◆ **Problem**:
Exact reproduction of the data is required, with images excluded.
┌──
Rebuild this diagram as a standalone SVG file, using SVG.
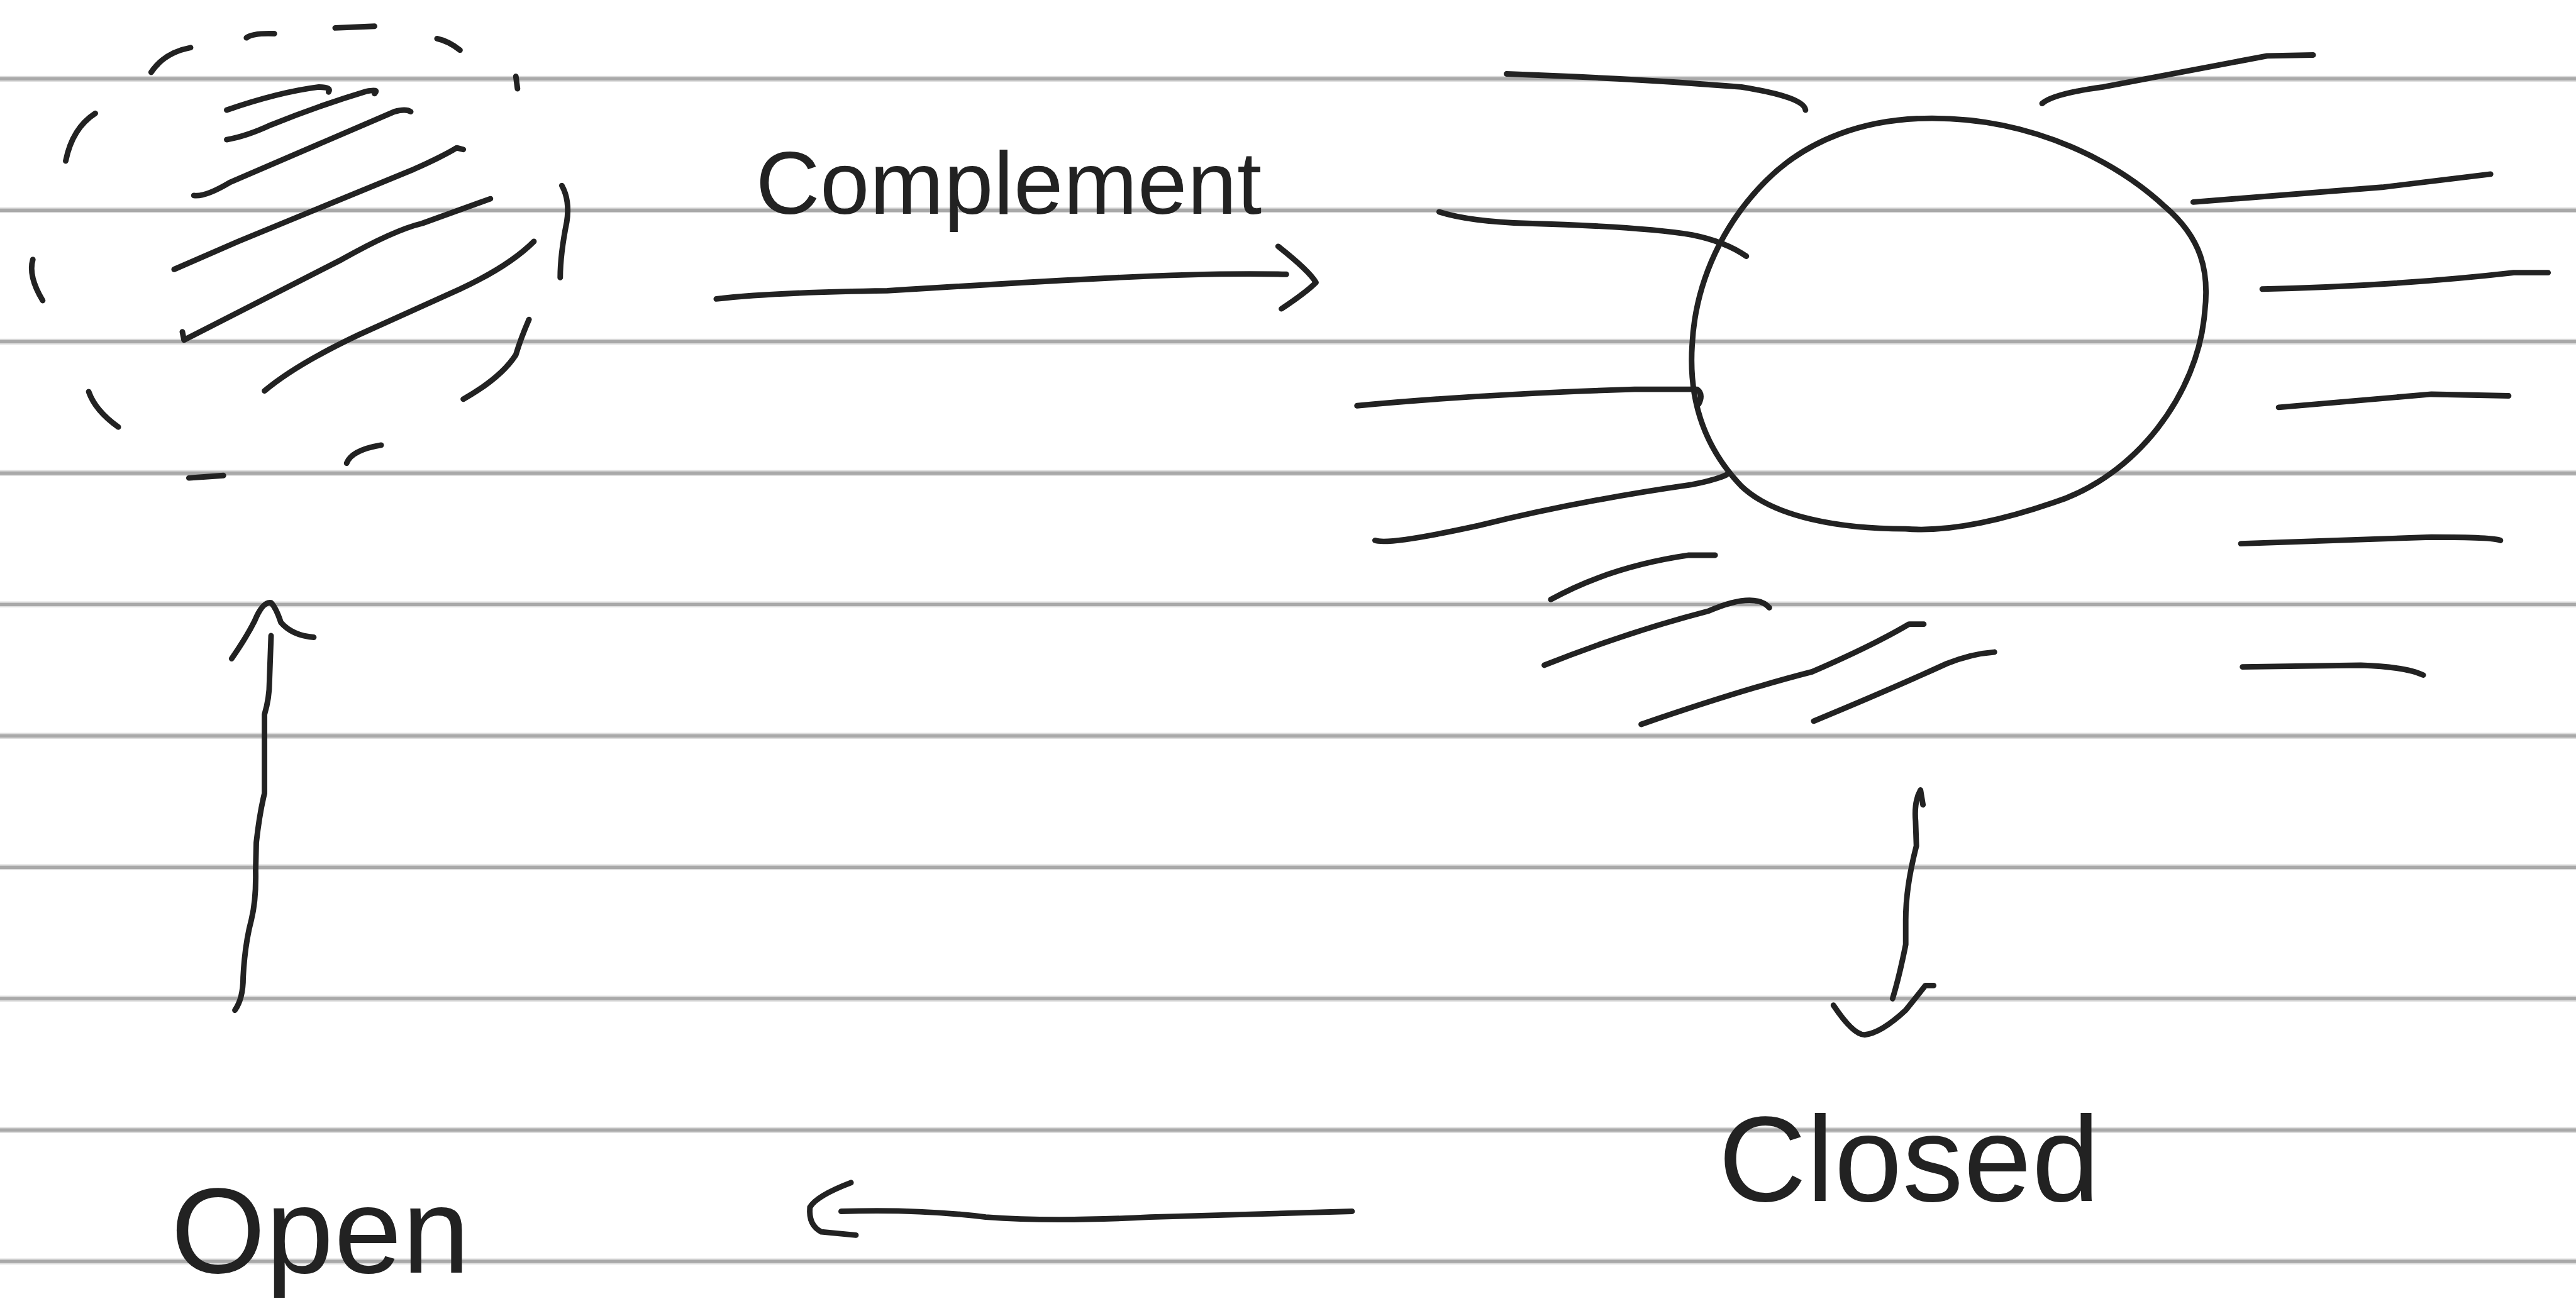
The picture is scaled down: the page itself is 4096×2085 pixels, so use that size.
<svg xmlns="http://www.w3.org/2000/svg" width="4096" height="2085" viewBox="0 0 4096 2085">
<style>
.rule{stroke:#a9a9a9;stroke-width:2;fill:none}
.halo{stroke:#dedede;stroke-width:3.6;fill:none}
.ink{stroke:#222;stroke-width:3.4;fill:none;stroke-linecap:round;stroke-linejoin:round}
.txt{font-family:"Liberation Sans","DejaVu Sans",sans-serif;fill:#222}
</style>
<rect width="4096" height="2085" fill="#ffffff"/>
<g transform="scale(2.612245)">
<g id="paper">
<path class="halo" d="M0,48H1568M0,128H1568M0,208H1568M0,288H1568M0,368H1568M0,448H1568M0,528H1568M0,608H1568M0,688H1568M0,768H1568"/>
<path class="rule" d="M0,48H1568M0,128H1568M0,208H1568M0,288H1568M0,368H1568M0,448H1568M0,528H1568M0,608H1568M0,688H1568M0,768H1568"/>
</g>
<g id="open-set" class="ink">
<path d="M92,44 Q100,32 116,29"/>
<path d="M150,23 Q154,20 167,20.5"/>
<path d="M204,17 L228,16"/>
<path d="M266,23.5 Q273,25 280,30.5"/>
<path d="M314,46.5 L315,54"/>
<path d="M342,113 Q347,122 345,135 Q341,155 341,169"/>
<path d="M322,194.5 Q317,206 314,216 Q305,230 282,243"/>
<path d="M232,271 Q214,274 211,282"/>
<path d="M115,291 L136,289.5"/>
<path d="M54,238.5 Q58,250 72,260"/>
<path d="M20,158 Q17,168 26,183"/>
<path d="M58,69 Q44,78 40,98"/>
<path d="M138,67 Q170,56 194,53 Q202,53 200,56"/>
<path d="M138,85 Q150,83 165,76 Q195,64 223,55.6 Q231,54 228,57"/>
<path d="M118,119 Q125,120 140,111 L240,68 Q247,66 250,68"/>
<path d="M106,164 L145,147 L252,103 Q270,95 278,90 L282,91"/>
<path d="M111,202 L112,207 L208,158 Q240,140 257,136 L298.5,121"/>
<path d="M325,147 Q310,162 280,176 L218,204 Q180,222 161,238"/>
</g>
<g id="closed-set" class="ink">
<path d="M1176,72 C1240,72 1290,100 1318,126 C1340,145 1345,165 1342,190 C1338,240 1300,290 1250,306 C1215,318 1185,324 1160,322 C1120,322 1080,315 1060,296 C1035,270 1028,240 1030,210 C1032,170 1050,135 1075,110 C1100,85 1135,72 1176,72 Z"/>
<path d="M917,45 Q1000,48 1060,53 Q1098,59 1099,67"/>
<path d="M1243,63 Q1250,57 1280,53 L1380,34 L1408,33.5"/>
<path d="M876,129 Q895,135 930,136 Q1000,138 1030,143 Q1050,147 1063,156"/>
<path d="M1335,123 Q1400,118 1450,114 Q1500,108 1516,106"/>
<path d="M1377,176 Q1460,174 1530,166 L1551,166"/>
<path d="M826,247 Q900,240 995,237 L1033,237 Q1037,240 1034,246"/>
<path d="M1387,248 L1480,240 L1527,241"/>
<path d="M837,329 Q845,332 900,320 Q960,305 1030,295 Q1045,292 1051,289"/>
<path d="M1364,331 L1480,327 Q1518,327 1522,329"/>
<path d="M944,365 Q980,345 1028,338 L1044,338"/>
<path d="M940,405 Q990,385 1040,372 Q1068,360 1077,370"/>
<path d="M999,441 Q1060,420 1103,409 Q1140,393 1162,380 L1171,380"/>
<path d="M1104,439 Q1150,420 1185,404 Q1200,398 1214,397"/>
<path d="M1365,406 L1437,405 Q1465,406 1475,411"/>
</g>
<g id="label-complement">
<text class="txt" x="460" y="130" font-size="54" textLength="308" lengthAdjust="spacing">Complement</text>
</g>
<g id="label-closed">
<text class="txt" x="1046" y="731" font-size="74" textLength="232" lengthAdjust="spacing">Closed</text>
</g>
<g id="label-open">
<text class="txt" x="104" y="775" font-size="74" textLength="182" lengthAdjust="spacing">Open</text>
</g>
<g id="connectors" class="ink">
<g id="arrow-complement">
<path d="M436,182 Q470,178 540,177 Q620,172 680,169 Q740,166 783,167"/>
<path d="M778,150 Q797,165 801,172 Q795,178 780,188"/>
</g>
<g id="arrow-down">
<path d="M1170.5,490 L1169,481 Q1165,488 1166,500 L1166.5,515 Q1160,540 1160,560 L1160,575 Q1156,595 1152,608"/>
<path d="M1116,612 Q1128,630 1135,630 Q1145,629 1160,615 Q1168,605 1172,600 L1177,600"/>
</g>
<g id="arrow-left">
<path d="M512,737.5 Q560,736 600,741 Q640,744 700,741 L823,737.5"/>
<path d="M518,720 Q497,728 493,735 Q492,746 500,750 L521,752"/>
</g>
<g id="arrow-up">
<path d="M143,615 Q148,608 148,595 Q149,575 153,560 Q156,548 155.6,530 L156,513 Q158,495 161,483 L161,435 Q164,425 164,415 L165,387"/>
<path d="M141,401 Q150,388 155,378 Q160,366 165,367 Q168,370 171,379 Q178,387 191,388"/>
</g>
</g>
</g>
</svg>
└──
◆ **Full answer**:
Rebuild this diagram as a standalone SVG file, using SVG.
The picture is scaled down: the page itself is 4096×2085 pixels, so use that size.
<svg xmlns="http://www.w3.org/2000/svg" width="4096" height="2085" viewBox="0 0 4096 2085">
<style>
.rule{stroke:#a9a9a9;stroke-width:2;fill:none}
.halo{stroke:#dedede;stroke-width:3.6;fill:none}
.ink{stroke:#222;stroke-width:3.4;fill:none;stroke-linecap:round;stroke-linejoin:round}
.txt{font-family:"Liberation Sans","DejaVu Sans",sans-serif;fill:#222}
</style>
<rect width="4096" height="2085" fill="#ffffff"/>
<g transform="scale(2.612245)">
<g id="paper">
<path class="halo" d="M0,48H1568M0,128H1568M0,208H1568M0,288H1568M0,368H1568M0,448H1568M0,528H1568M0,608H1568M0,688H1568M0,768H1568"/>
<path class="rule" d="M0,48H1568M0,128H1568M0,208H1568M0,288H1568M0,368H1568M0,448H1568M0,528H1568M0,608H1568M0,688H1568M0,768H1568"/>
</g>
<g id="open-set" class="ink">
<path d="M92,44 Q100,32 116,29"/>
<path d="M150,23 Q154,20 167,20.5"/>
<path d="M204,17 L228,16"/>
<path d="M266,23.5 Q273,25 280,30.5"/>
<path d="M314,46.5 L315,54"/>
<path d="M342,113 Q347,122 345,135 Q341,155 341,169"/>
<path d="M322,194.5 Q317,206 314,216 Q305,230 282,243"/>
<path d="M232,271 Q214,274 211,282"/>
<path d="M115,291 L136,289.5"/>
<path d="M54,238.5 Q58,250 72,260"/>
<path d="M20,158 Q17,168 26,183"/>
<path d="M58,69 Q44,78 40,98"/>
<path d="M138,67 Q170,56 194,53 Q202,53 200,56"/>
<path d="M138,85 Q150,83 165,76 Q195,64 223,55.6 Q231,54 228,57"/>
<path d="M118,119 Q125,120 140,111 L240,68 Q247,66 250,68"/>
<path d="M106,164 L145,147 L252,103 Q270,95 278,90 L282,91"/>
<path d="M111,202 L112,207 L208,158 Q240,140 257,136 L298.5,121"/>
<path d="M325,147 Q310,162 280,176 L218,204 Q180,222 161,238"/>
</g>
<g id="closed-set" class="ink">
<path d="M1176,72 C1240,72 1290,100 1318,126 C1340,145 1345,165 1342,190 C1338,240 1300,290 1250,306 C1215,318 1185,324 1160,322 C1120,322 1080,315 1060,296 C1035,270 1028,240 1030,210 C1032,170 1050,135 1075,110 C1100,85 1135,72 1176,72 Z"/>
<path d="M917,45 Q1000,48 1060,53 Q1098,59 1099,67"/>
<path d="M1243,63 Q1250,57 1280,53 L1380,34 L1408,33.5"/>
<path d="M876,129 Q895,135 930,136 Q1000,138 1030,143 Q1050,147 1063,156"/>
<path d="M1335,123 Q1400,118 1450,114 Q1500,108 1516,106"/>
<path d="M1377,176 Q1460,174 1530,166 L1551,166"/>
<path d="M826,247 Q900,240 995,237 L1033,237 Q1037,240 1034,246"/>
<path d="M1387,248 L1480,240 L1527,241"/>
<path d="M837,329 Q845,332 900,320 Q960,305 1030,295 Q1045,292 1051,289"/>
<path d="M1364,331 L1480,327 Q1518,327 1522,329"/>
<path d="M944,365 Q980,345 1028,338 L1044,338"/>
<path d="M940,405 Q990,385 1040,372 Q1068,360 1077,370"/>
<path d="M999,441 Q1060,420 1103,409 Q1140,393 1162,380 L1171,380"/>
<path d="M1104,439 Q1150,420 1185,404 Q1200,398 1214,397"/>
<path d="M1365,406 L1437,405 Q1465,406 1475,411"/>
</g>
<g id="label-complement">
<text class="txt" x="460" y="130" font-size="54" textLength="308" lengthAdjust="spacing">Complement</text>
</g>
<g id="label-closed">
<text class="txt" x="1046" y="731" font-size="74" textLength="232" lengthAdjust="spacing">Closed</text>
</g>
<g id="label-open">
<text class="txt" x="104" y="775" font-size="74" textLength="182" lengthAdjust="spacing">Open</text>
</g>
<g id="connectors" class="ink">
<g id="arrow-complement">
<path d="M436,182 Q470,178 540,177 Q620,172 680,169 Q740,166 783,167"/>
<path d="M778,150 Q797,165 801,172 Q795,178 780,188"/>
</g>
<g id="arrow-down">
<path d="M1170.5,490 L1169,481 Q1165,488 1166,500 L1166.5,515 Q1160,540 1160,560 L1160,575 Q1156,595 1152,608"/>
<path d="M1116,612 Q1128,630 1135,630 Q1145,629 1160,615 Q1168,605 1172,600 L1177,600"/>
</g>
<g id="arrow-left">
<path d="M512,737.5 Q560,736 600,741 Q640,744 700,741 L823,737.5"/>
<path d="M518,720 Q497,728 493,735 Q492,746 500,750 L521,752"/>
</g>
<g id="arrow-up">
<path d="M143,615 Q148,608 148,595 Q149,575 153,560 Q156,548 155.6,530 L156,513 Q158,495 161,483 L161,435 Q164,425 164,415 L165,387"/>
<path d="M141,401 Q150,388 155,378 Q160,366 165,367 Q168,370 171,379 Q178,387 191,388"/>
</g>
</g>
</g>
</svg>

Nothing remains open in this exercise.